Cinquante nuances de cybercriminalité
Selon un autre co-auteur, Federico Varese, professeur à Sciences Po Paris, le World Cybercrime Index sera probablement mis à jour et amélioré à l’avenir, suggérant que l’on devrait voir de nouvelles éditions dans les prochaines années.
Il précise que les chercheurs espèrent élargir l’étude afin de déterminer si des caractéristiques nationales telles que le niveau d’éducation, la pénétration de l’internet, le PIB ou les niveaux de corruption sont associés à la cybercriminalité.
“Nombreux sont ceux qui pensent que la cybercriminalité est mondiale et fluide, mais cette étude confirme que, tout comme les formes de criminalité organisée, elle s’inscrit dans des contextes particuliers”, a-t-il expliqué.

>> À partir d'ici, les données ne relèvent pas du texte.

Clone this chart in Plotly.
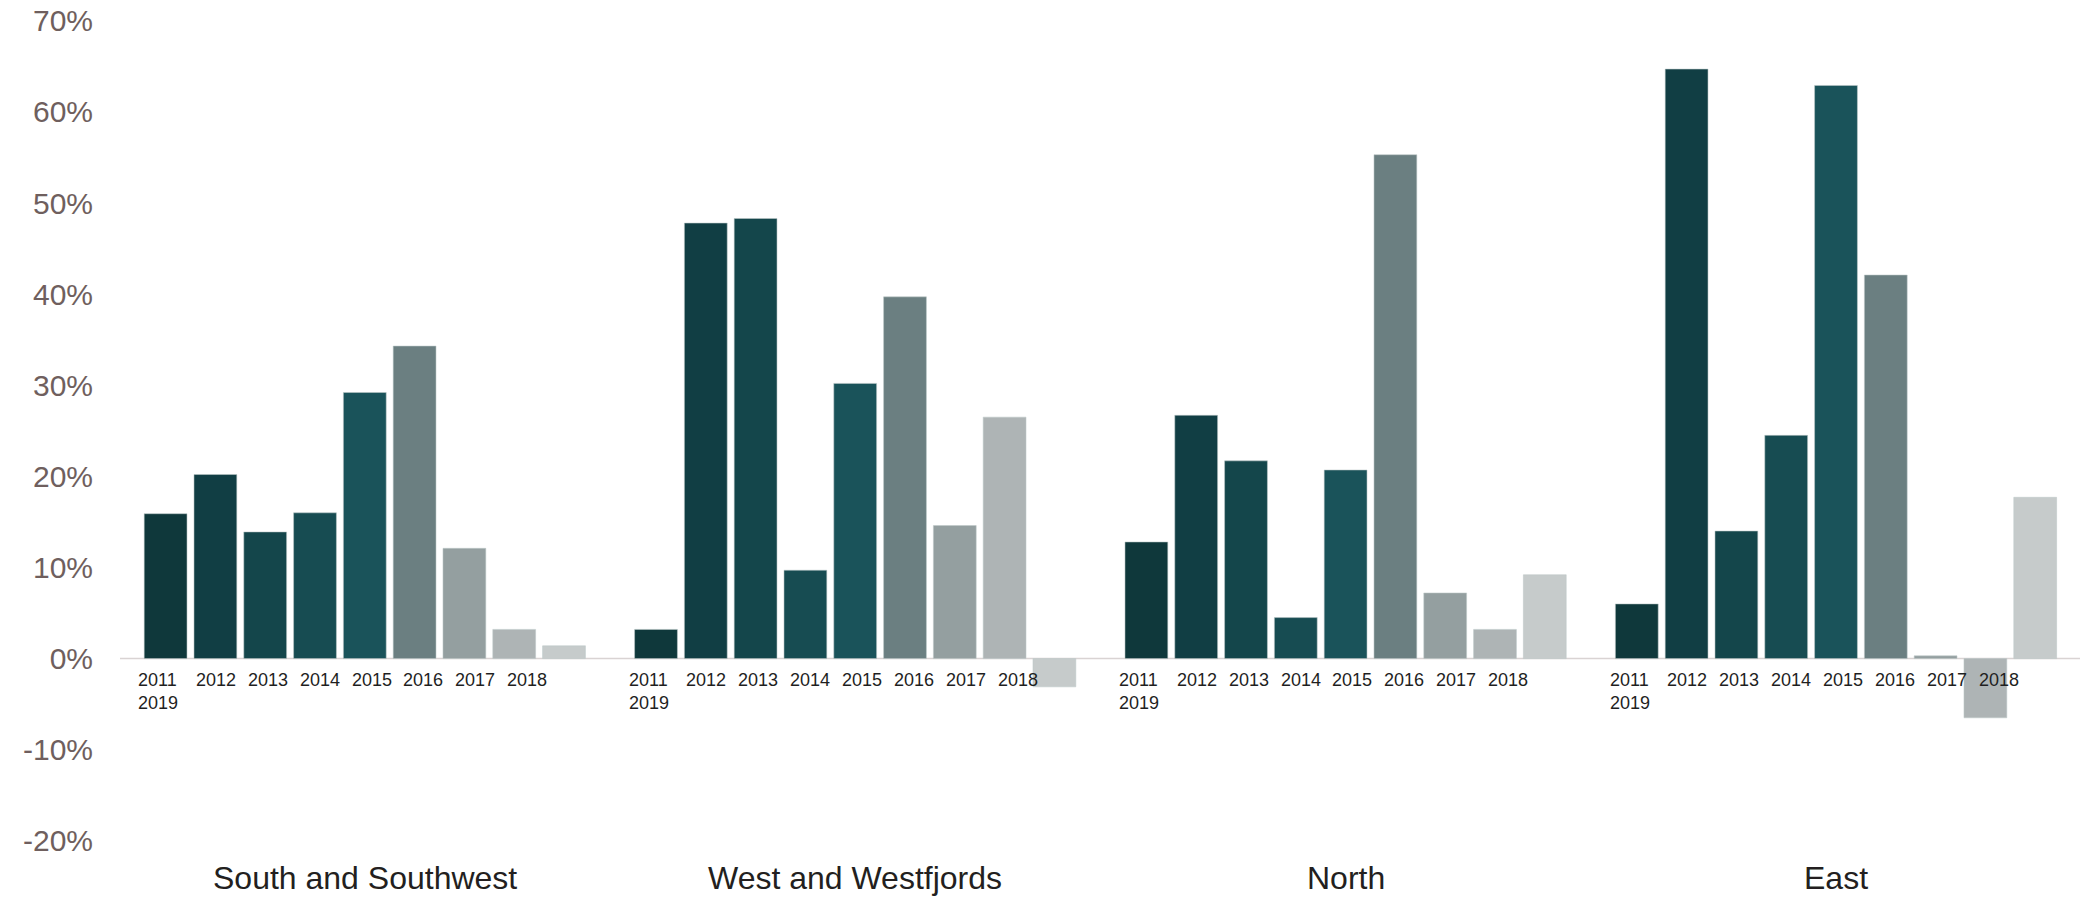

D’ailleurs, pour en revenir au Nigeria, l’une des mesures spécifiques utilisées par les chercheurs durant leur enquête est particulièrement intéressante : il s’agit du score de technicité (T-score). Celui-ci caractérise le niveau de compétence des cybercriminels.
“Par exemple, la Russie et l’Ukraine sont des centres de cybercriminalité très techniques, alors que les cybercriminels nigérians sont engagés dans des formes moins techniques de cybercriminalité”, peut-on lire dans le document.
Représentation graphique du T-Score pour les pays du top 15 du World Cybercrime Index. Source : PLOS ONE
“Mais pour les pays proches du centre (0), l’histoire est plus complexe. Certains peuvent se spécialiser dans des types de cybercriminalité d’une complexité technique moyenne (par exemple, le vol de données ou d’identité). D’autres peuvent se spécialiser à la fois dans les délits de haute et de basse technologie”, conclut les chercheurs.